My first language was food. It’s how I communicate and how I tell someone I love them. For me feeding someone a plate of food is one of the purest expressions of love. I grew up in Manenberg, Mitchell’s Plain and Strandfontein and the sharing of food to one’s neighbors played an integral part in our survival.. That’s the beauty of our communities – sharing of food. This is what I want to always promote and uphold.
This is Sydnow’s second book. Her first, The Journey of Cape Malay Cooking with Fatima Sydow, was released in 2015.
What is your absolute favourite food to cook for yourself and then for others?
I love making flaky roti with a delicious lamb curry for myself. It’s my favorite to cook for myself and for others.
Here’s a video of Sydow making some of that delicious roti.
What is the one thing you love eating that someone else makes for you?
I love eating my twin sister Gadija’s Chicken breyani with Slaai. She makes it so good. I always tell her to put that last bits of rice at the bottom of the pot aside for me.
Fatima hosts a cooking show, Kaap, kerrie and koesisters, with her sister Gadija. They also released a cookbook together called Cape, Curry & Koesisters.

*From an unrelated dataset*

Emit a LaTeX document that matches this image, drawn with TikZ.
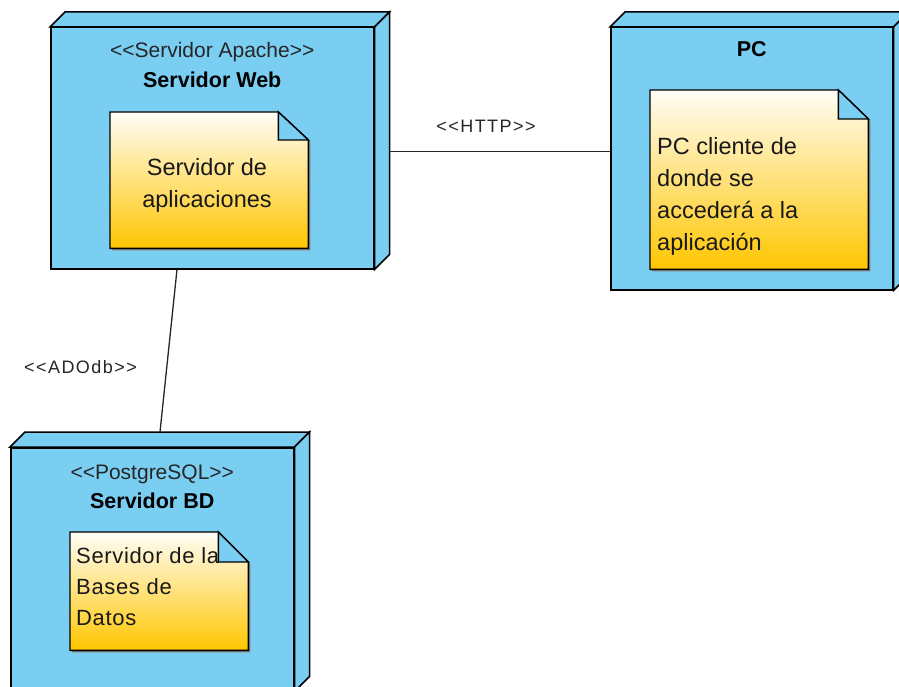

Can you tell us what you hope people take from this book?
What I hope people take away from this book is a sense of confidence, where they are relaxed and comfortable to try each recipe without any fear of failure. In doing so it will automatically increase one’s sense of accomplishment. The cherry on top is empty plates, full bellies and a happy smile of satisfaction on their faces.
What advice would you give people looking to start their food and cooking journey?
Stay true to your story and stay connected to your roots. When making food, remember a good cook always considers its guests or clients food needs and wishes first. Last but not least, quality ingredients always trumps, and keep it simple.
A final quick question: what is the importance of Boeber for the Cape Malay Ramadan tradition and what is your favourite way to make it?
The importance of Boeber in Cape Malay Ramadan is to celebrate the 15th day of fasting, meaning we are halfway done. It’s so fitting to enjoy the delicious sweet milky drink to go with this moment. I love making my Boeber very plain and simple. I don’t add any nuts, sultanas or rose water. And I like mine more on the thicker consistency – so leka.
Fatima Sydow’s book is published by Human & Rousseau and is available where all good books about good food are found.
The interview has been edited for clarity and brevity.